Gonna be in site 223 with friends and family in sites 224, 227 and 45. Site 45 will actually have a newbie Outbacker (hasn't registered here, just lurked) on the maiden voyage in a 25RSS after seeing my 25RSS at the same place last year.. Anyone else gonna be here??


----------



## egregg57 (Feb 13, 2006)

russlg said:


> Gonna be in site 223 with friends and family in sites 224, 227 and 45. Site 45 will actually have a newbie Outbacker (hasn't registered here, just lurked) on the maiden voyage in a 25RSS after seeing my 25RSS at the same place last year.. Anyone else gonna be here??

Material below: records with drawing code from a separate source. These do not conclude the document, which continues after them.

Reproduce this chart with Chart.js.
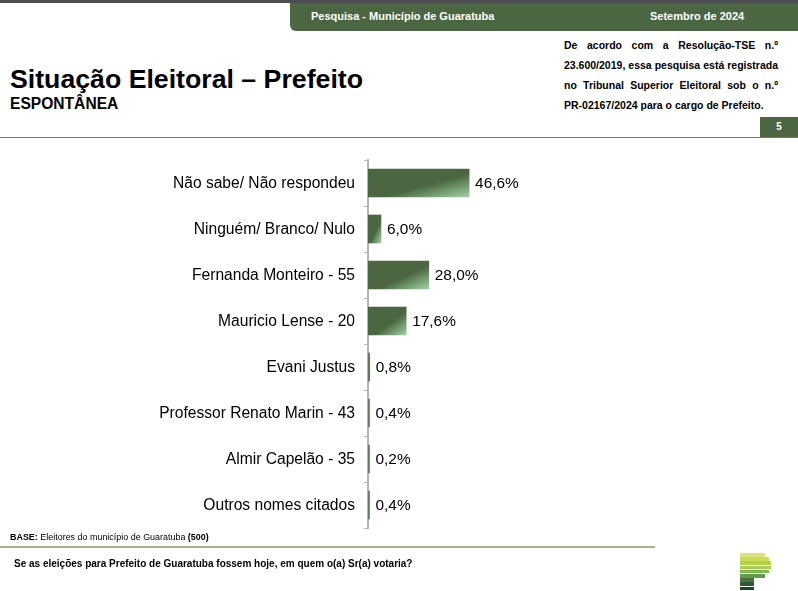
<!DOCTYPE html>
<html>
<head>
<meta charset="utf-8">
<script src="https://cdn.jsdelivr.net/npm/chart.js@4"></script>
<style>
body { margin: 0; background: #fff; font-family: "Liberation Sans", Arial, sans-serif; color: #000; overflow: hidden; }
.abs { position: absolute; white-space: nowrap; }
#top { left: 0; top: 0; width: 798px; height: 3px; background: #4b4d50; }
#band { left: 290px; top: 3px; width: 508px; height: 28px; background: #4a6741; border-bottom-left-radius: 6px; }
.bandtxt { color: #fff; font-weight: bold; font-size: 11px; top: 10px; }
#title { left: 10px; top: 64px; font-size: 26.7px; font-weight: bold; }
#sub { left: 10px; top: 95px; font-size: 15.6px; font-weight: bold; }
.note { left: 564px; width: 214px; font-size: 10.5px; font-weight: bold; text-align: justify; text-align-last: justify; white-space: normal; }
#page { left: 760px; top: 117px; width: 38px; height: 20px; background: #4a6741; color: #fff; font-size: 10px; font-weight: bold; text-align: center; line-height: 20px; }
#rule1 { left: 0; top: 137px; width: 798px; height: 1px; background: #6d7f5c; }
#chartBox { left: 0; top: 150px; width: 798px; height: 390px; }
#chart { display: block; }
#base { left: 10px; top: 532px; font-size: 8.95px; }
#rule2 { left: 0; top: 546px; width: 655px; height: 2px; background: #a3b28f; }
#question { left: 14px; top: 558px; font-size: 10px; font-weight: bold; }
.logo { position: absolute; left: 740px; height: 3.6px; }
</style>
</head>
<body>
<div class="abs" id="top"></div>
<div class="abs" id="band"></div>
<div class="abs bandtxt" style="left:311px">Pesquisa - Município de Guaratuba</div>
<div class="abs bandtxt" style="left:650px">Setembro de 2024</div>
<div class="abs" id="title">Situação Eleitoral – Prefeito</div>
<div class="abs" id="sub">ESPONTÂNEA</div>
<div class="abs note" style="top:39px">De acordo com a Resolução-TSE n.º</div>
<div class="abs note" style="top:59px">23.600/2019, essa pesquisa está registrada</div>
<div class="abs note" style="top:79px">no Tribunal Superior Eleitoral sob o n.º</div>
<div class="abs note" style="top:99px;text-align-last:left">PR-02167/2024 para o cargo de Prefeito.</div>
<div class="abs" id="page">5</div>
<div class="abs" id="rule1"></div>
<div class="abs" id="chartBox"><canvas id="chart" width="798" height="390"></canvas></div>
<div class="abs" id="base"><b>BASE:</b> Eleitores do município de Guaratuba <b>(500)</b></div>
<div class="abs" id="rule2"></div>
<div class="abs" id="question">Se as eleições para Prefeito de Guaratuba fossem hoje, em quem o(a) Sr(a) votaria?</div>
<div id="logo"></div>
<script>
const categories = [
    'Não sabe/ Não respondeu',
    'Ninguém/ Branco/ Nulo',
    'Fernanda Monteiro - 55',
    'Mauricio Lense - 20',
    'Evani Justus',
    'Professor Renato Marin - 43',
    'Almir Capelão - 35',
    'Outros nomes citados'
];
const values = [46.6, 6.0, 28.0, 17.6, 0.8, 0.4, 0.2, 0.4];

const logoWidths = [25, 29, 31, 31, 29, 25, 14, 14, 14];
const logoColors = ['#dde27e', '#c9dc5c', '#b3d141', '#a6cf58', '#82bb4d', '#5f9e48', '#4f7040', '#2f5a30', '#174a2c'];

logoWidths.forEach((w, i) => {
    const d = document.createElement('div');
    d.className = 'logo';
    d.style.top = (553 + i * 4.2) + 'px';
    d.style.width = w + 'px';
    d.style.background = logoColors[i];
    document.getElementById('logo').appendChild(d);
});

// diagonal fill, the light part only starts past the bar's anti-diagonal
function barFill(context) {
    const chart = context.chart;
    if (!chart.chartArea || context.dataIndex === undefined) return '#4a6741';
    const x0 = chart.scales.x.getPixelForValue(0);
    const x1 = chart.scales.x.getPixelForValue(values[context.dataIndex]);
    const yc = chart.scales.y.getPixelForValue(context.dataIndex);
    const w = x1 - x0, h = 28;
    if (w < 3) return '#5f7d5a';
    const t = 2 * w * h / (w * w + h * h);
    const g = chart.ctx.createLinearGradient(x0, yc - h / 2, x0 + t * h, yc - h / 2 + t * w);
    g.addColorStop(0, '#4a6741');
    g.addColorStop(0.58, '#4a6741');
    g.addColorStop(1, '#a0d2a2');
    return g;
}

// category names and percentages, both sit a little below the band centre
const textLabels = {
    id: 'textLabels',
    afterDatasetsDraw(chart) {
        const ctx = chart.ctx;
        const yScale = chart.scales.y;
        ctx.save();
        ctx.fillStyle = '#000';
        ctx.textBaseline = 'middle';
        ctx.font = '15.6px "Liberation Sans", Arial, sans-serif';
        ctx.textAlign = 'right';
        categories.forEach((name, i) => {
            ctx.fillText(name, yScale.right - 13, yScale.getPixelForTick(i) + 1);
        });
        ctx.font = '15.4px "Liberation Sans", Arial, sans-serif';
        ctx.textAlign = 'left';
        chart.getDatasetMeta(0).data.forEach((bar, i) => {
            ctx.fillText(values[i].toFixed(1).replace('.', ',') + '%', bar.x + 6, bar.y + 1);
        });
        ctx.restore();
    }
};

new Chart(document.getElementById('chart'), {
    type: 'bar',
    data: {
        labels: categories,
        datasets: [{
            data: values,
            backgroundColor: barFill,
            barThickness: 28,
            minBarLength: 1.5
        }]
    },
    options: {
        indexAxis: 'y',
        responsive: false,
        animation: false,
        devicePixelRatio: 1,
        layout: { padding: { top: 10, bottom: 12, right: 213 } },
        plugins: { legend: { display: false }, tooltip: { enabled: false } },
        scales: {
            x: { display: false, min: 0, max: 100 },
            y: {
                // fixed axis box, no extra room for half a tick label
                afterFit(scale) {
                    scale.width = 368;
                    scale.paddingTop = 0;
                    scale.paddingBottom = 0;
                },
                border: { color: '#b5b5b5', width: 2 },
                grid: { drawOnChartArea: false, tickLength: 4, tickColor: '#b5b5b5', tickWidth: 1 },
                ticks: { display: false, autoSkip: false }
            }
        }
    },
    plugins: [textLabels]
});
</script>
</body>
</html>
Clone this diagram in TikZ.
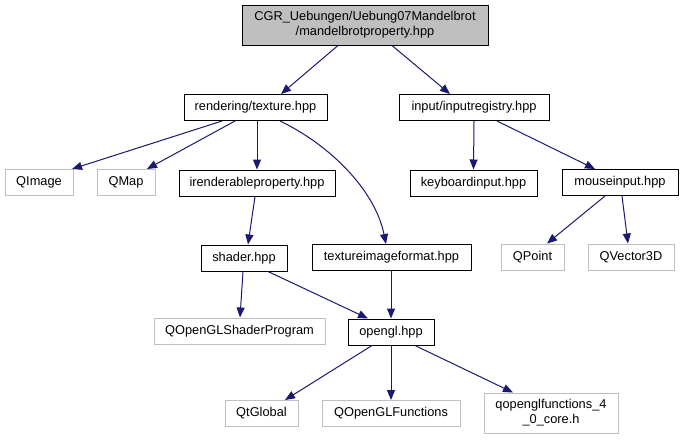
\documentclass[tikz,border=0pt]{standalone}
\usepackage{fontspec}
\setmainfont{Liberation Sans}
\usepackage{tikz}
\usetikzlibrary{arrows.meta,positioning}
\definecolor{edgeblue}{RGB}{25,25,112}
\definecolor{boxgray}{RGB}{191,191,191}

\begin{document}
\begin{tikzpicture}[x=1pt,y=-1pt,
  file/.style={draw=black,line width=1pt,inner sep=0pt,minimum height=26pt,
    font=\fontsize{12.8}{15}\selectfont,align=center},
  ext/.style={file,draw=boxgray},
  dep/.style={edgeblue,line width=1pt,-{Triangle[length=10pt,width=8pt]}}]
 \useasboundingbox (0,0) rectangle (682,440);
 % included file
 \node[file,fill=boxgray,minimum width=246pt,minimum height=40pt] (main) at (365,25)
      {CGR\_Uebungen/Uebung07Mandelbrot\\/mandelbrotproperty.hpp};
 % project headers
 \foreach \nm/\cx/\cy/\w/\txt in {texture/255.5/107.5/143/{rendering/texture.hpp},
     inputreg/474/107.5/150/{input/inputregistry.hpp},
     irend/257/183/156/irenderableproperty.hpp, keyboard/473.5/183/127/keyboardinput.hpp,
     mouse/620/182.5/116/mouseinput.hpp, shader/244/258/86/shader.hpp,
     tfmt/391.5/257.5/159/textureimageformat.hpp, opengl/391/332/86/opengl.hpp}{
   \node[file,minimum width=\w pt] (\nm) at (\cx,\cy) {\txt};
 }
 % system headers
 \foreach \nm/\cx/\cy/\w/\txt in {QImage/39/182.5/68/QImage, QMap/126/182.5/58/QMap,
     QPoint/532.5/257/63/QPoint, QVector/631/257/86/QVector3D,
     QShader/239.5/331/171/QOpenGLShaderProgram, QtGlobal/261.5/413.5/73/QtGlobal,
     QFunc/391/413.5/138/QOpenGLFunctions}{
   \node[ext,minimum width=\w pt] (\nm) at (\cx,\cy) {\txt};
 }
 \node[ext,minimum width=134pt,minimum height=40pt] (qcore) at (551,413)
      {qopenglfunctions\_4\\\_0\_core.h};
 % includes
 \foreach \a/\da/\b/\db in {main/-27/texture/25.5, main/27/inputreg/-24,
     texture/-33.5/QImage/33, texture/-20.5/QMap/21, texture/1.5/irend/0,
     inputreg/0/keyboard/0, inputreg/23/mouse/-25, mouse/-15/QPoint/14.5,
     mouse/2/QVector/-3, irend/-2/shader/4, shader/-1/QShader/0.5,
     shader/24/opengl/-23, tfmt/-0.5/opengl/0, opengl/-19/QtGlobal/23.5,
     opengl/0/QFunc/0, opengl/24/qcore/-38}{
   \draw[dep] ([xshift=\da pt]\a.south) -- ([xshift=\db pt]\b.north);
 }
 \draw[dep] ([xshift=24.5pt]texture.south) .. controls +(50,24) and +(-11,-54)
      .. ([xshift=-5.5pt]tfmt.north);
\end{tikzpicture}
\end{document}
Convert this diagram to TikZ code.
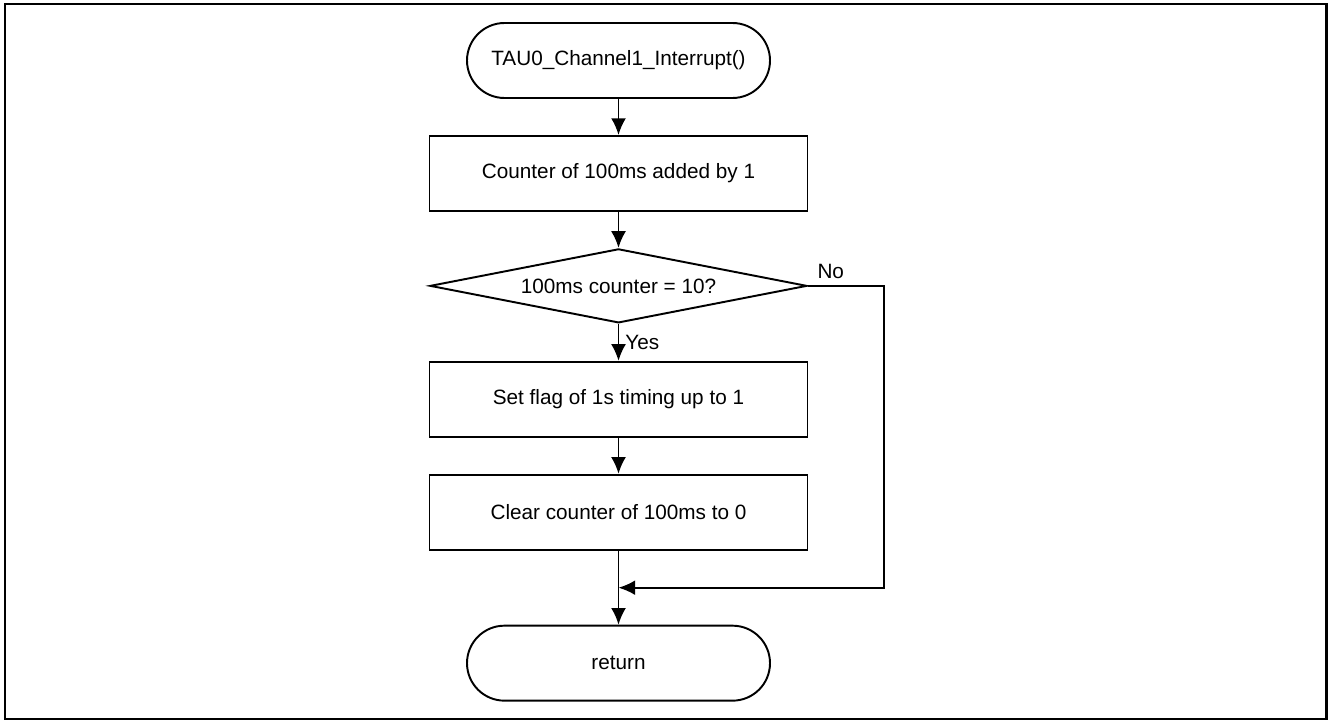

 I am sure we'll be about that weekend. But not sure where. Moose Hillock is a good choice though!

Eric


----------



## johnp (Mar 15, 2004)

I had reservations there again for Memorial Day but have since cancelled them. Enjoy

John


----------



## russlg (Jul 21, 2008)

Was it because you found out I would be there?? j/k!!


----------



## dhdb (Dec 14, 2009)

How is Moose Hillock CG? I just called to inquire about a site for Mem Day. Let's see if they call me back. Are there any areas (sites)in this CG to stay away from?


----------



## russlg (Jul 21, 2008)

If you like wooded, spacious sites and you have kids, this place is great. If you like to hike, you are surrounded by mountains with trails. It is a great place. Was the maiden voyage last year for my Outback...


----------



## dhdb (Dec 14, 2009)

We (DW, DS-8, DS-7) will be on site #22 for Mem Day Weekend.


----------



## russlg (Jul 21, 2008)

Cool... just over the bridge from me... Can my wife and I get a tour of the 301bq (LOL!!)Hopefully there will be more Outbacks than last year... i saw only one other than me...


----------



## dhdb (Dec 14, 2009)

russlg said:


> Cool... just over the bridge from me... Can my wife and I get a tour of the 301bq (LOL!!)Hopefully there will be more Outbacks than last year... i saw only one other than me...


Maiden voyage of the 301 has been completed. We had alot of fun on Cape Cod this weekend. Now we are gearing-up for next weekend at Moose Hillock (site #22).


----------



## russlg (Jul 21, 2008)

Only a couple days now!!!


----------